The United States has committed to enforce environmental justice in ways it never has before. A spate of new policies aims to increase resources for environmental agencies’ enforcement sections, improve training for environmental enforcement staff, and ensure community engagement in environmental enforcement decision-making. Yet there exists mounting evidence that enforcement of environmental laws happens less frequently and less vigorously in low-income and minoritized communities.

We need to understand why that is happening. Many commentators, opining from a distance, point to insufficient resources for environmental enforcement and legal and political constraints on environmental agencies. While not discounting these reasons, this Article offers a different explanation—one grounded in more than two years of ethnographic observations, interviews, and review of written policies, memoranda, and legislation. Drawing on that research, I interrogate the cultural underpinnings of environmental enforcement as revealed through narratives told by enforcement staff about enforcement purposes and practices. Those narratives construct an ideal of enforcement as an objective, value-neutral practice that often stands at odds with the decisions and actions that would further environmental justice.

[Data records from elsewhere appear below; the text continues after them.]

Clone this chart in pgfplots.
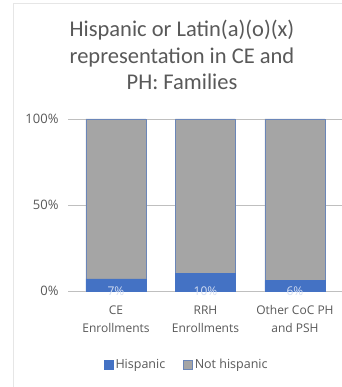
\documentclass[border=0pt]{standalone}
\usepackage{pgfplots}
\pgfplotsset{compat=1.18}
\usepackage{fontspec}
\setmainfont{Open Sans}
\newfontfamily\titlefont{Carlito}
\definecolor{hblue}{HTML}{4472C4}
\definecolor{hgray}{HTML}{A5A5A5}
\definecolor{txt}{HTML}{595959}
\definecolor{grid}{HTML}{D9D9D9}
\definecolor{frame}{HTML}{E6E6E6}
\definecolor{lbl}{HTML}{D4DEF2}
\begin{document}
\begin{tikzpicture}
\fill[white] (0,0) rectangle (341pt,387pt);
\draw[frame, line width=0.8pt] (13pt,-5pt) rectangle (352pt,384pt);
\begin{scope}[every node/.style={font=\titlefont\fontsize{22.5}{26.5}\selectfont, text=txt, anchor=base, inner sep=0pt}]
\node at (182pt,350pt) {Hispanic or Latin(a)(o)(x)};
\node at (182pt,323.5pt) {representation in CE and};
\node at (182pt,297pt) {PH: Families};
\end{scope}
\begin{axis}[
  at={(68pt,96pt)}, anchor=south west,
  scale only axis, width=275pt, height=172pt,
  ybar stacked, bar width=60pt,
  xmin=-0.536, xmax=2.537, ymin=0, ymax=100,
  clip=false,
  axis line style={draw=none},
  ymajorgrids, grid style={grid, line width=0.6pt},
  ytick={0,50,100}, yticklabels={0\%,50\%,100\%},
  xtick={0,1,2},
  xticklabels={CE\\Enrollments, RRH\\Enrollments, Other CoC PH\\and PSH},
  major tick length=0pt,
  /pgf/number format/assume math mode=true,
  tick label style={font=\fontsize{12}{18}\selectfont, text=txt},
  xticklabel style={align=center, yshift=-11pt},
  yticklabel style={xshift=-6pt, font=\fontsize{13}{15}\selectfont},
  legend columns=2,
  legend style={at={(0.432,-0.43)}, anchor=center, draw=none, fill=none,
    font=\fontsize{12.5}{14}\selectfont, text=txt,
    /tikz/every even column/.append style={column sep=16pt}},
  legend image code/.code={\draw[#1, line width=0.5pt] (0pt,-4.5pt) rectangle (9pt,4.5pt);},
]
\addplot[fill=hblue, draw=hblue, line width=0.75pt,
  visualization depends on=rawy \as \rawy,
  nodes near coords={\pgfmathprintnumber{\pgfplotspointmeta}\%},
  every node near coord/.append style={text=lbl, font=\fontsize{12}{14}\selectfont, anchor=center, yshift={-0.86pt*\rawy}}]
  coordinates {(0,7) (1,10) (2,6)};
\addlegendentry{Hispanic}
\addplot[fill=hgray, draw=hblue!60!hgray, line width=0.75pt]
  coordinates {(0,93) (1,90) (2,94)};
\addlegendentry{Not hispanic}
\end{axis}
\pgfresetboundingbox
\path[use as bounding box] (0,0) rectangle (341pt,387pt);
\end{tikzpicture}
\end{document}
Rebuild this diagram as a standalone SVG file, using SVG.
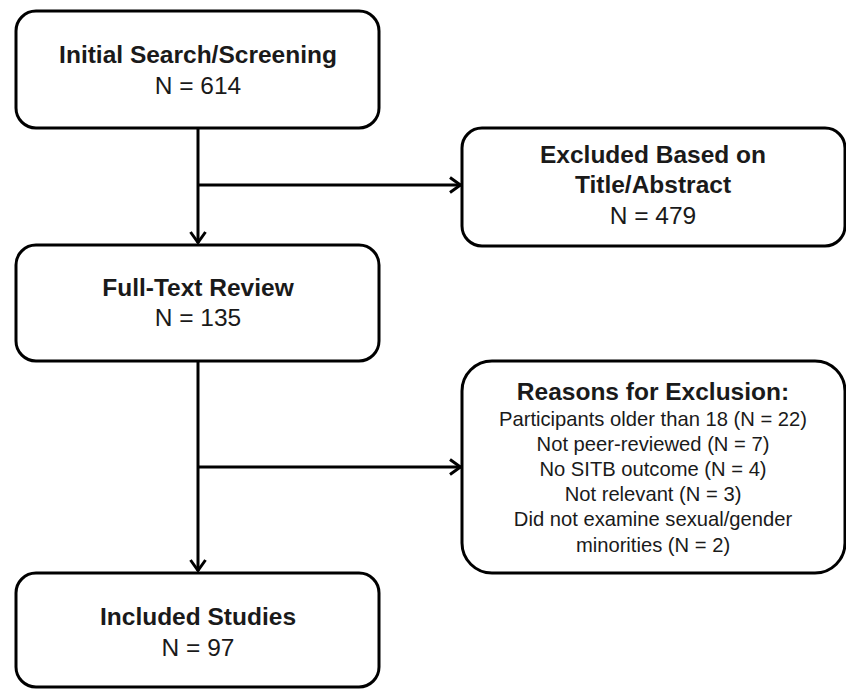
<svg xmlns="http://www.w3.org/2000/svg" width="846" height="689" viewBox="0 0 846 689">
<defs>
<style>
.box{fill:#fff;stroke:#000;stroke-width:3}
.t{font-family:"Liberation Sans",Arial,sans-serif;text-anchor:middle;fill:#1a1a1a}
.b{font-weight:bold;font-size:24.5px}
.n{font-size:24.5px}
.s{font-size:20.2px}
.c{fill:none;stroke:#000;stroke-width:3}
</style>
<marker id="arr" viewBox="0 0 16 18" refX="14" refY="9" markerWidth="16" markerHeight="18" markerUnits="userSpaceOnUse" orient="auto">
<path d="M3,1.5 L13.5,9 L3,16.5" fill="none" stroke="#000" stroke-width="3"/>
</marker>
</defs>
<rect width="846" height="689" fill="#fff"/>
<g id="connectors">
<path class="c" d="M198,128 V243" marker-end="url(#arr)"/>
<path class="c" d="M198,185 H461" marker-end="url(#arr)"/>
<path class="c" d="M198,361 V571" marker-end="url(#arr)"/>
<path class="c" d="M198,467 H461" marker-end="url(#arr)"/>
</g>
<g id="initial">
<rect class="box" x="16" y="11" width="363" height="117" rx="20"/>
<text class="t b" x="198" y="63">Initial Search/Screening</text>
<text class="t n" x="198" y="94">N = 614</text>
</g>
<g id="excluded">
<rect class="box" x="462" y="128" width="383" height="118" rx="20"/>
<text class="t b" x="653" y="163">Excluded Based on</text>
<text class="t b" x="653" y="193">Title/Abstract</text>
<text class="t n" x="653" y="224">N = 479</text>
</g>
<g id="fulltext">
<rect class="box" x="16" y="245" width="363" height="116" rx="20"/>
<text class="t b" x="198" y="296">Full-Text Review</text>
<text class="t n" x="198" y="326">N = 135</text>
</g>
<g id="reasons">
<rect class="box" x="462" y="361" width="383" height="212" rx="30"/>
<text class="t b" x="653" y="400">Reasons for Exclusion:</text>
<text class="t s" x="653" y="426">Participants older than 18 (N = 22)</text>
<text class="t s" x="653" y="451">Not peer-reviewed (N = 7)</text>
<text class="t s" x="653" y="476">No SITB outcome (N = 4)</text>
<text class="t s" x="653" y="501">Not relevant (N = 3)</text>
<text class="t s" x="653" y="526">Did not examine sexual/gender</text>
<text class="t s" x="653" y="552">minorities (N = 2)</text>
</g>
<g id="included">
<rect class="box" x="16" y="573" width="363" height="114" rx="20"/>
<text class="t b" x="198" y="625">Included Studies</text>
<text class="t n" x="198" y="656">N = 97</text>
</g>
</svg>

Description and analysis of these narratives provide essential insight into how enforcement staff make everyday decisions and how the narratives that guide their decision-making contribute to inequitable enforcement practices. By integrating knowledge and theories from social science and the humanities, the Article expands traditional approaches to environmental enforcement, strengthens interdisciplinary bridges, and contributes to what many scholars have identified as an urgent need to generate more and better knowledge about the bureaucrats who power America’s institutions.